Kiedy warto użyć nofollow?
Nofollow stosuje się przy odnośnikach, za które odpowiadasz tylko częściowo lub wcale. Dotyczy to przede wszystkim płatnych współprac i afiliacji oraz treści tworzonych przez użytkowników, m.in. komentarzy, forów, profili.
Przy linkach zewnętrznych do źródeł, którym nie ufasz lub których nie chcesz rekomendować, nofollow ogranicza przekazywanie sygnałów. W nawigacji serwisu i w linkach, które mają prowadzić użytkownika do następnego kroku, nofollow jest zbędne, ponieważ osłabia wewnętrzną strukturę i nie rozwiązuje problemów indeksacji.
Jak korzystać z nofollow?
Nofollow nie blokuje wyświetlenia strony docelowej w wynikach, jeśli prowadzą do niej inne linki lub jest znana wyszukiwarce z mapy witryny. Nie służy też do ukrywania własnych stron – do tego używa się noindex albo kontroli dostępu. Atrybut na poziomie całej strony (meta robots ... nofollow) powoduje, że robot nie podąża za żadnym linkiem z tego dokumentu. Zwykle jest to rozwiązanie ostateczne i rzadko potrzebne.

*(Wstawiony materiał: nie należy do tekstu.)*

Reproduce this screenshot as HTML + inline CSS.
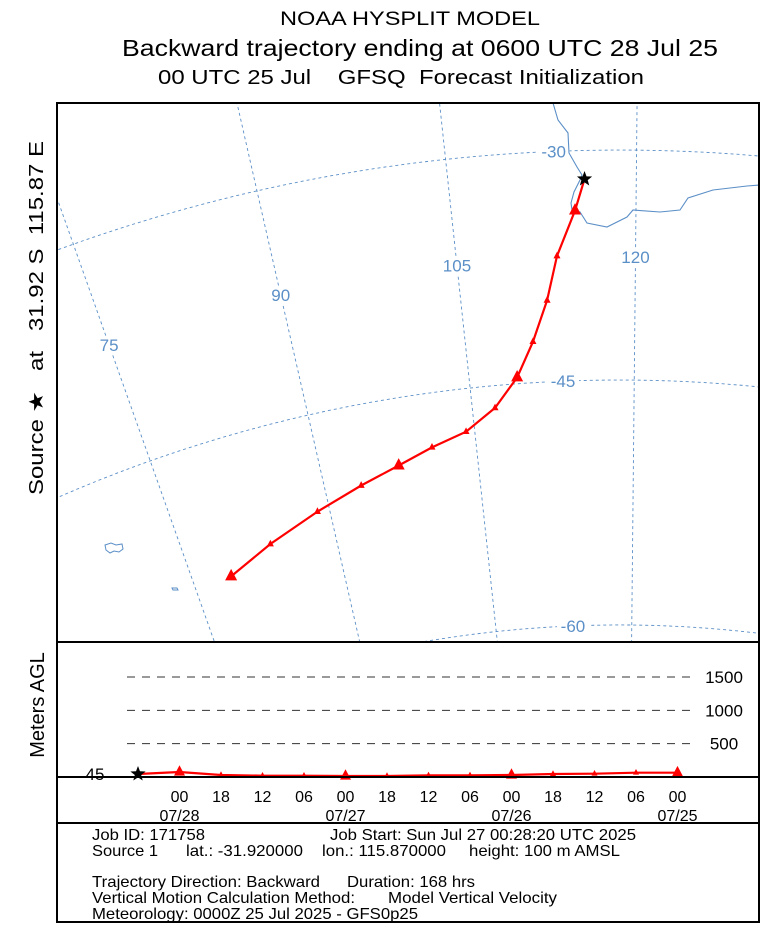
<!DOCTYPE html>
<html><head><meta charset="utf-8">
<style>
html,body{margin:0;padding:0;background:#fff;width:782px;height:930px;overflow:hidden;}
svg{display:block;font-family:"Liberation Sans",sans-serif;}
text{white-space:pre;}
</style></head>
<body>
<svg id="chart" width="782" height="930" viewBox="0 0 782 930" xmlns="http://www.w3.org/2000/svg" xml:space="preserve">
<g>
<text x="410" y="25" font-size="19" text-anchor="middle" textLength="260" lengthAdjust="spacingAndGlyphs">NOAA HYSPLIT MODEL</text>
<text x="420" y="56" font-size="23" text-anchor="middle" textLength="596" lengthAdjust="spacingAndGlyphs">Backward trajectory ending at 0600 UTC 28 Jul 25</text>
<text x="401" y="84" font-size="20" text-anchor="middle" textLength="486" lengthAdjust="spacingAndGlyphs">00 UTC 25 Jul    GFSQ  Forecast Initialization</text>
</g>
<defs><clipPath id="mapclip"><rect x="57" y="103" width="702" height="539"/></clipPath></defs>
<g id="map" clip-path="url(#mapclip)"></g>
<g id="heights"></g>
<g fill="none" stroke="#000">
<rect x="57" y="103" width="702" height="819" stroke-width="2"/>
<line x1="57" y1="642" x2="759" y2="642" stroke-width="2"/>
<line x1="57" y1="777" x2="759" y2="777" stroke-width="2"/>
<line x1="57" y1="823" x2="759" y2="823" stroke-width="2"/>
</g>
<text transform="translate(43,318) rotate(-90)" font-size="20" text-anchor="middle" textLength="354" lengthAdjust="spacingAndGlyphs">Source ★   at   31.92 S  115.87 E</text>
<text transform="translate(44,705) rotate(-90)" font-size="20" text-anchor="middle">Meters AGL</text>
<g font-size="16">
<text x="92" y="840" textLength="113" lengthAdjust="spacingAndGlyphs">Job ID: 171758</text>
<text x="330" y="840" textLength="306" lengthAdjust="spacingAndGlyphs">Job Start: Sun Jul 27 00:28:20 UTC 2025</text>
<text x="92" y="856" textLength="66" lengthAdjust="spacingAndGlyphs">Source 1</text>
<text x="186" y="856" textLength="117" lengthAdjust="spacingAndGlyphs">lat.: -31.920000</text>
<text x="322" y="856" textLength="124" lengthAdjust="spacingAndGlyphs">lon.: 115.870000</text>
<text x="469" y="856" textLength="151" lengthAdjust="spacingAndGlyphs">height: 100 m AMSL</text>
<text x="92" y="887" textLength="228" lengthAdjust="spacingAndGlyphs">Trajectory Direction: Backward</text>
<text x="347" y="887" textLength="128" lengthAdjust="spacingAndGlyphs">Duration: 168 hrs</text>
<text x="92" y="903" textLength="263" lengthAdjust="spacingAndGlyphs">Vertical Motion Calculation Method:</text>
<text x="388" y="903" textLength="169" lengthAdjust="spacingAndGlyphs">Model Vertical Velocity</text>
<text x="92" y="919" textLength="326" lengthAdjust="spacingAndGlyphs">Meteorology: 0000Z 25 Jul 2025 - GFS0p25</text>
</g>
</svg>
<script>
// ---- data ----
const trajLons = [115.87,115.04,113.42,112.41,110.98,109.35,107.1,104.18,100.8,97.4,93.5,88.8,83.5,78.8];
const trajLats = [-31.92,-34.0,-36.95,-39.8,-42.4,-44.6,-46.4,-47.7,-48.4,-49.2,-50.0,-51.0,-52.2,-53.4];
const trajHours = [0,6,12,18,24,30,36,42,48,54,60,66,72,78];
const trajHeights = [45,75,30,20,20,15,15,25,25,30,45,50,65,65];
const gridLons = [45,60,75,90,105,120,135,150];
const gridLats = [-15,-30,-45,-60,-75];
const lonLabels = [75,90,105,120];
const latLabels = [-30,-45,-60];
const heightTicks = [500,1000,1500];
const timeTickLabels = ["00","18","12","06","00","18","12","06","00","18","12","06","00"];
const timeTickHours = [6,12,18,24,30,36,42,48,54,60,66,72,78];
const dateLabels = ["07/28","07/27","07/26","07/25"];
const dateHours = [6,30,54,78];

const NS="http://www.w3.org/2000/svg";
function el(tag,attrs,parent){const e=document.createElementNS(NS,tag);for(const k in attrs)e.setAttribute(k,attrs[k]);parent.appendChild(e);return e;}
const CX=620,CY=1785,K=0.447,L0=118.7;
function rad(lat){const v=-lat-45;return 1405-15.83*v-0.0333*v*v;}
function proj(lon,lat){const a=(lon-L0)*K*Math.PI/180,r=rad(lat);return [CX+r*Math.sin(a),CY-r*Math.cos(a)];}
const map=document.getElementById('map');
const blue="#5b8fc7";
for(const lon of gridLons){const pts=[];for(let la=-5;la>=-85;la-=2)pts.push(proj(lon,la).join(','));
 const p=el('polyline',{points:pts.join(' '),fill:'none',stroke:blue,'stroke-width':0.9,'stroke-dasharray':'3,3'},map);
 
 }
for(const lat of gridLats){const pts=[];for(let lo=30;lo<=200;lo+=2)pts.push(proj(lo,lat).join(','));
 const p=el('polyline',{points:pts.join(' '),fill:'none',stroke:blue,'stroke-width':0.9,'stroke-dasharray':'3,3'},map);
 
 }
for(const lon of lonLabels){const [x,y]=proj(lon,-37.1);
 const bg=el('rect',{x:x-16,y:y-9,width:32,height:18,fill:'#fff'},map);
 
 
 const t=el('text',{x:x,y:y+6,'font-size':17,fill:blue,'text-anchor':'middle'},map);t.textContent=lon;
 
 }
for(const lat of latLabels){const [x,y]=proj(113.5,lat);
 const bg=el('rect',{x:x-16,y:y-9,width:32,height:18,fill:'#fff'},map);
 
 
 const t=el('text',{x:x,y:y+6,'font-size':17,fill:blue,'text-anchor':'middle'},map);t.textContent=lat;
 
 }
const coast1="553,103 558,120 568,133 569,153 577,167 582,175 580,180 574,192 571,203 572,210 580,212 587,223 607,227 627,217 633,210 660,212 680,210 688,198 713,190 747,186 760,185";
const c=el('polyline',{points:coast1,fill:'none',stroke:blue,'stroke-width':1.1},map);


const isl=el('path',{d:'M105,545 l6,-2 l5,2 l6,-1 l1,5 l-4,3 l-5,-1 l-4,2 l-4,-3 z M172,588 l5,0 l1,2 l-5,0 z',fill:'none',stroke:blue,'stroke-width':1},map);


const tp=trajLons.map((lo,i)=>proj(lo,trajLats[i]));
const line=el('polyline',{points:tp.map(p=>p.join(',')).join(' '),fill:'none',stroke:'#ff0000','stroke-width':2.2},map);


function tri(x,y,s,parent,name){const h=s*0.95;const t=el('polygon',{points:`${x},${y-h*0.65} ${x-s/2},${y+h*0.35} ${x+s/2},${y+h*0.35}`,fill:'#ff0000'},parent);
 
 }
function star(x,y,r,parent,name){const pts=[];for(let i=0;i<10;i++){const rr=i%2?r*0.42:r;const a=-Math.PI/2+i*Math.PI/5;pts.push((x+rr*Math.cos(a))+','+(y+rr*Math.sin(a)));}
 const s=el('polygon',{points:pts.join(' '),fill:'#000'},parent);
 
 }
for(let i=1;i<tp.length;i++){tri(tp[i][0],tp[i][1],(trajHours[i]%24===6)?12:7,map,'trajectory-marker-'+i);}
star(tp[0][0],tp[0][1],8,map,'source-star');
const hp=document.getElementById('heights');
const X0=138,DX=41.5/6,Y0=777,DY=33.33/500;
const xs=h=>X0+h*DX, ys=v=>Y0-v*DY;
for(const h of heightTicks){
 const l=el('line',{x1:127,x2:690,y1:ys(h),y2:ys(h),stroke:'#333','stroke-width':1,'stroke-dasharray':'8,7'},hp);
 
 
 const t=el('text',{x:724,y:ys(h)+6,'font-size':17,'text-anchor':'middle'},hp);t.textContent=h;
 
 }
const h0=el('text',{x:95,y:Y0+3,'font-size':17,'text-anchor':'middle'},hp);h0.textContent=trajHeights[0];


const hl=el('polyline',{points:trajHours.map((t,i)=>xs(t)+','+ys(trajHeights[i])).join(' '),fill:'none',stroke:'#ff0000','stroke-width':2.2},hp);


for(let i=1;i<trajHours.length;i++){tri(xs(trajHours[i]),ys(trajHeights[i]),(trajHours[i]%24===6)?11:6,hp,'height-marker-'+i);}
star(xs(0),ys(trajHeights[0]),8,hp,'height-source-star');
timeTickHours.forEach((h,i)=>{const t=el('text',{x:xs(h),y:802,'font-size':16,'text-anchor':'middle'},hp);t.textContent=timeTickLabels[i];
 
 });
dateHours.forEach((h,i)=>{const t=el('text',{x:xs(h),y:821,'font-size':16,'text-anchor':'middle'},hp);t.textContent=dateLabels[i];
 
 });
</script>
</body></html>
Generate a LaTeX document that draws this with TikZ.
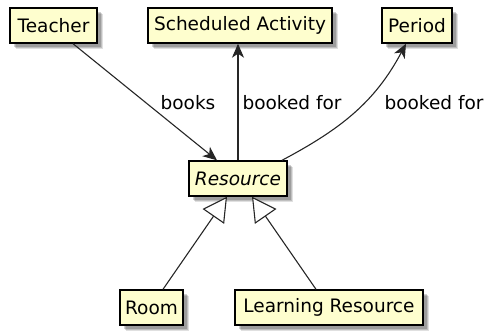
\documentclass[tikz,border=0pt]{standalone}
\usepackage{fontspec}
\setmainfont{DejaVu Sans}
\usetikzlibrary{arrows.meta,shadows}
\definecolor{boxfill}{HTML}{FEFECE}
\tikzset{
  cls/.style={draw=black, line width=1.4pt, fill=boxfill, minimum height=35pt,
    inner sep=0pt, font=\fontsize{18.5}{20}\selectfont,
    drop shadow={shadow xshift=6pt, shadow yshift=-6pt, opacity=0.12, fill=black},
    drop shadow={shadow xshift=5pt, shadow yshift=-5pt, opacity=0.15, fill=black},
    drop shadow={shadow xshift=3.5pt, shadow yshift=-3.5pt, opacity=0.18, fill=black}},
  assoc/.style={draw=black!85, line width=1.1pt, -{Stealth[length=14pt,width=12pt,inset=4pt]}},
  gen/.style={draw=black!85, line width=1.1pt, -{Triangle[open,length=24pt,width=26pt,fill=white]}},
  lbl/.style={font=\fontsize{18.5}{20}\selectfont, inner sep=0pt}
}
\begin{document}
\begin{tikzpicture}[x=1pt,y=-1pt]
\useasboundingbox (0,0) rectangle (488,332);
\node[cls, minimum width=87pt] (teacher) at (53.5,25.5) {Teacher};
\node[cls, minimum width=184pt] (sched) at (240,25.5) {Scheduled Activity};
\node[cls, minimum width=70pt] (period) at (417,25.5) {Period};
\node[cls, minimum width=98pt] (res) at (238,178.5) {\itshape Resource};
\node[cls, minimum width=63pt] (room) at (151.5,307.5) {Room};
\node[cls, minimum width=188pt] (lres) at (329,307.5) {Learning Resource};

\draw[assoc] ([xshift=19.5pt]teacher.south) -- ([xshift=-21pt]res.north);
\draw[assoc] (res.north) -- (res.north |- sched.south);
\draw[assoc] ([xshift=44pt]res.north) to[out=28,in=-118] ([xshift=-11pt]period.south);

\node[lbl] (l1) at (188,103) {books};
\node[lbl] (l2) at (292,103) {booked for};
\node[lbl] (l3) at (434,103) {booked for};

\draw[gen] ([xshift=11.5pt]room.north) -- ([xshift=-11pt]res.south);
\draw[gen] ([xshift=-13pt]lres.north) -- ([xshift=14pt]res.south);
\end{tikzpicture}
\end{document}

Pamiętaj, żeby oznaczać zgodnie z intencją: płatne i afiliacyjne treści – sponsored, treści użytkowników – ugc, w razie potrzeby łączone z nofollow. Nie zalewaj nofollow linków wewnętrznych; jeśli jakaś sekcja nie powinna być widoczna w Google, rozwiąż to architekturą informacji i noindex. Dbaj, żeby link prowadził do wersji kanonicznej i nie przechodził przez łańcuch przekierowań.